» **Given task**: Filter the entries and keep only the lines where the string "document" appears.

» **Record set**:
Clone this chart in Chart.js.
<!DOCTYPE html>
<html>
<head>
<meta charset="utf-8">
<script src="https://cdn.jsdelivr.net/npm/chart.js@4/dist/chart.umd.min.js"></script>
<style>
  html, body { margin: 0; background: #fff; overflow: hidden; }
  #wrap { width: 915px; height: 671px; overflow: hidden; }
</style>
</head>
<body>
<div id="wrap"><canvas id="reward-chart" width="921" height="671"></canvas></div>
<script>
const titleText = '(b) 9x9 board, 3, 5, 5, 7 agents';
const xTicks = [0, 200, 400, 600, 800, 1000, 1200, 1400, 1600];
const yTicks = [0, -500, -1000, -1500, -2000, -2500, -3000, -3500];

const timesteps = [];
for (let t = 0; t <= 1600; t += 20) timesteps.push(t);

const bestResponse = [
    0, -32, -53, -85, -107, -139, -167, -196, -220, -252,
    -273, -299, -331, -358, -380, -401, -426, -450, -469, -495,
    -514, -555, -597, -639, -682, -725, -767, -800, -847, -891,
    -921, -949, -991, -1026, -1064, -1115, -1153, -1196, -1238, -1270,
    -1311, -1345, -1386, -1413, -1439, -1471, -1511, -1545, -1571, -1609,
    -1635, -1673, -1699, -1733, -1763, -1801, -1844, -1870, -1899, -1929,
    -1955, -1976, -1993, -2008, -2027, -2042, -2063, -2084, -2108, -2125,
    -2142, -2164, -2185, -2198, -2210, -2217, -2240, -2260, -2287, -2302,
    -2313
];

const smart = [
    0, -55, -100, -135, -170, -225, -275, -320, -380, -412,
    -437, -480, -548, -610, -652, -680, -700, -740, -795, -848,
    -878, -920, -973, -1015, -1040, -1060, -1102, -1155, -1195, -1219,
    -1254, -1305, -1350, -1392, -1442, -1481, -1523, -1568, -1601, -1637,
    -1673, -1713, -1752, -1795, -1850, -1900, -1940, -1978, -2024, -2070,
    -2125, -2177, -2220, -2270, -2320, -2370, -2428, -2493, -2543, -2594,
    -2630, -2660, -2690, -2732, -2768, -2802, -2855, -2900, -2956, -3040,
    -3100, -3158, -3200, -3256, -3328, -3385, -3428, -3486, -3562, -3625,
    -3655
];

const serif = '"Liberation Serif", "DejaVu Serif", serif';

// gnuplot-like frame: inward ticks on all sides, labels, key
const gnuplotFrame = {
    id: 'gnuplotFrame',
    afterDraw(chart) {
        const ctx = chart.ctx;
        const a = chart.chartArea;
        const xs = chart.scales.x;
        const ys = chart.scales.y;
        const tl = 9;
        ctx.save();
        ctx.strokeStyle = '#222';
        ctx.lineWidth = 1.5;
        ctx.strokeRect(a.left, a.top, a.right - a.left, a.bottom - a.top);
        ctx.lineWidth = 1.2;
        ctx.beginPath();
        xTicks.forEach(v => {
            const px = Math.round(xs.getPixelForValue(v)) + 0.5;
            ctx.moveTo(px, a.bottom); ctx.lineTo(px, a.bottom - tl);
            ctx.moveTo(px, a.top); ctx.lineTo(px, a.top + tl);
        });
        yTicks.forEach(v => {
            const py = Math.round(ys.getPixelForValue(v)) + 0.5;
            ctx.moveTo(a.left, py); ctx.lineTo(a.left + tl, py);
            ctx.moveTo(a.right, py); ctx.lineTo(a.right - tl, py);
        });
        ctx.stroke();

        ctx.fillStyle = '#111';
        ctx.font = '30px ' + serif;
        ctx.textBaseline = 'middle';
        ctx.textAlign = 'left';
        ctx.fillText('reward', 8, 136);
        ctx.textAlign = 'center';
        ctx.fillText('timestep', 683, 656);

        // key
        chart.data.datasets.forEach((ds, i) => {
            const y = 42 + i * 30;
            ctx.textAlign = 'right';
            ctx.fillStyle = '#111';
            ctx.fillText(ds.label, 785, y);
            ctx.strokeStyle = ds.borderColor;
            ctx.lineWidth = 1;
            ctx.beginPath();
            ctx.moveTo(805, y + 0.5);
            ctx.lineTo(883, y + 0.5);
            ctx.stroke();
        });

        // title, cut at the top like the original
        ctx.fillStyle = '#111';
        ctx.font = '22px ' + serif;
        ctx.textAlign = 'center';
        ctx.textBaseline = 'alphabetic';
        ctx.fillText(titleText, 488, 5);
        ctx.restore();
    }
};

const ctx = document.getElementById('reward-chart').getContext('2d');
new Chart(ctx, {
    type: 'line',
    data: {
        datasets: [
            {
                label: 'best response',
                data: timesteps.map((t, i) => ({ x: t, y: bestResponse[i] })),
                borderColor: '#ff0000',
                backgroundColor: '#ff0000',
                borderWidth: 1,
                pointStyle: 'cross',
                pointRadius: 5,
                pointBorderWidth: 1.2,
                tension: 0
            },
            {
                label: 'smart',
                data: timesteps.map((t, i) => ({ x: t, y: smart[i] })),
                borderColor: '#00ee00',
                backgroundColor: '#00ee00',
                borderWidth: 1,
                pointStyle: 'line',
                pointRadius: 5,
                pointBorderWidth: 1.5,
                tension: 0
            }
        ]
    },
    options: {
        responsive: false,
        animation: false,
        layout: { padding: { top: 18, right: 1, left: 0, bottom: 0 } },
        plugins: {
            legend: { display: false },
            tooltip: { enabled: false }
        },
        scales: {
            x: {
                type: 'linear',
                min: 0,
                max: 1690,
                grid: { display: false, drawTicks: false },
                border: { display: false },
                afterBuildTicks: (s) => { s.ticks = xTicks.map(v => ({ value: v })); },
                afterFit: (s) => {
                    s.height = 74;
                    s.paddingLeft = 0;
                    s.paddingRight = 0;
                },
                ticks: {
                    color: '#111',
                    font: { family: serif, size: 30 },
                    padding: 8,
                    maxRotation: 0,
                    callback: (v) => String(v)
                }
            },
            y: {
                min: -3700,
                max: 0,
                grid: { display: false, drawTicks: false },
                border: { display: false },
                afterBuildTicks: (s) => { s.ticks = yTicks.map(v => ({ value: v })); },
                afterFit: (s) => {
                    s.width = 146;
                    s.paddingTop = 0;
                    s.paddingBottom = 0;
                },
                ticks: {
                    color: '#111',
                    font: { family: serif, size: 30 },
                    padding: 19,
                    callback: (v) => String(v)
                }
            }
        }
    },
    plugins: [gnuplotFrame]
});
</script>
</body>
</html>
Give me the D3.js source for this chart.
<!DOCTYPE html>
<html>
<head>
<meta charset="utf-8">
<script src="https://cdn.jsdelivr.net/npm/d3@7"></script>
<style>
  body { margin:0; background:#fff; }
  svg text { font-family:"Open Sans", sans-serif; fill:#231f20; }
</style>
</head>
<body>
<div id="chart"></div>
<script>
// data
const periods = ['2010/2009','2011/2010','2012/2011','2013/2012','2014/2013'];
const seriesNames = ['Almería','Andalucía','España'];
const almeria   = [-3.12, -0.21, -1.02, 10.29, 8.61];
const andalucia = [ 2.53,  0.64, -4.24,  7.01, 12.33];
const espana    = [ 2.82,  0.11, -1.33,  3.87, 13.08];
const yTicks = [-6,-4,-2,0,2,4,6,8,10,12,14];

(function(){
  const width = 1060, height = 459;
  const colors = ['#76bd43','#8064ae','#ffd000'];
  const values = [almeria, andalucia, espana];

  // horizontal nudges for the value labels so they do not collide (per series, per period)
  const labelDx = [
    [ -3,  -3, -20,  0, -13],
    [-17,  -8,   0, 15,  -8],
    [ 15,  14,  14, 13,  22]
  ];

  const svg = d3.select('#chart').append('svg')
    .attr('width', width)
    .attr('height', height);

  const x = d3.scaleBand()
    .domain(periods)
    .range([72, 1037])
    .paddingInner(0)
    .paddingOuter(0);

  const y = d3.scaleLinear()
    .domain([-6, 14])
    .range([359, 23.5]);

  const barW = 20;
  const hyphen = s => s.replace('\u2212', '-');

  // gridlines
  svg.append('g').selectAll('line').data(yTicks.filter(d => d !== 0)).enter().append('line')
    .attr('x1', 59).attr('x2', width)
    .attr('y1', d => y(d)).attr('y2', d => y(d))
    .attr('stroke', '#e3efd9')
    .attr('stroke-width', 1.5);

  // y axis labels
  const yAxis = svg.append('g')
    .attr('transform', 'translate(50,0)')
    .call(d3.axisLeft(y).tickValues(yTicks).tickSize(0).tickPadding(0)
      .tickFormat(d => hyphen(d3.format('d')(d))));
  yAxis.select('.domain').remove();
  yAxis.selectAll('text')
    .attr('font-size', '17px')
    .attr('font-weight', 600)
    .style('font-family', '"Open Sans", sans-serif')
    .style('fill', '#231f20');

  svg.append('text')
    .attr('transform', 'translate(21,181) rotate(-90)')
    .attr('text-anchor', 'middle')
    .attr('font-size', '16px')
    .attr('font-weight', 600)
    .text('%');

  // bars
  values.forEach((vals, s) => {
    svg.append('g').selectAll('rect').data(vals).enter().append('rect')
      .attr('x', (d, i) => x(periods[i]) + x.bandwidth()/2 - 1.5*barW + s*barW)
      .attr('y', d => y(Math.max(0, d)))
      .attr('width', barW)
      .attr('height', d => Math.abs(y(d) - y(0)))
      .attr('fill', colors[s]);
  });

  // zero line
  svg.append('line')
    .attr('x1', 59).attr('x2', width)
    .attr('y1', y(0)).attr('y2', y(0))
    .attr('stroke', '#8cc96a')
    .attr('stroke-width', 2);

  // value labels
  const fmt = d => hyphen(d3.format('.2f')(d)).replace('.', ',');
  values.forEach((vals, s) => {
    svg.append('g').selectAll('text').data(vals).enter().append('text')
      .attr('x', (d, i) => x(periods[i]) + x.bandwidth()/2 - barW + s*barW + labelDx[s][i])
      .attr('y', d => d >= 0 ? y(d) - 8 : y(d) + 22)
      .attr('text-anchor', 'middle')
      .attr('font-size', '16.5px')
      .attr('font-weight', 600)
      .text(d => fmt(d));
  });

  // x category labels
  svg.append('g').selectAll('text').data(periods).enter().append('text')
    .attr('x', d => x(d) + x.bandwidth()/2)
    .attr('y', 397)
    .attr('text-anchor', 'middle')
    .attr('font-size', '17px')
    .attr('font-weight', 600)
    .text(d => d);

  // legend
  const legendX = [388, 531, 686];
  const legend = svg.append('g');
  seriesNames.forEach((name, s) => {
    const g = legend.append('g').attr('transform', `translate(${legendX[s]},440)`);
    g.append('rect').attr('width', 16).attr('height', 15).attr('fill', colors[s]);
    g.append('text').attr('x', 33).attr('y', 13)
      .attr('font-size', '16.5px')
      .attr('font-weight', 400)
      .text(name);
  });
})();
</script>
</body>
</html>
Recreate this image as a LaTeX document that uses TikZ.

» **Final result**:
const ctx = document.getElementById('reward-chart').getContext('2d');
Recreate this image as a LaTeX document that uses TikZ.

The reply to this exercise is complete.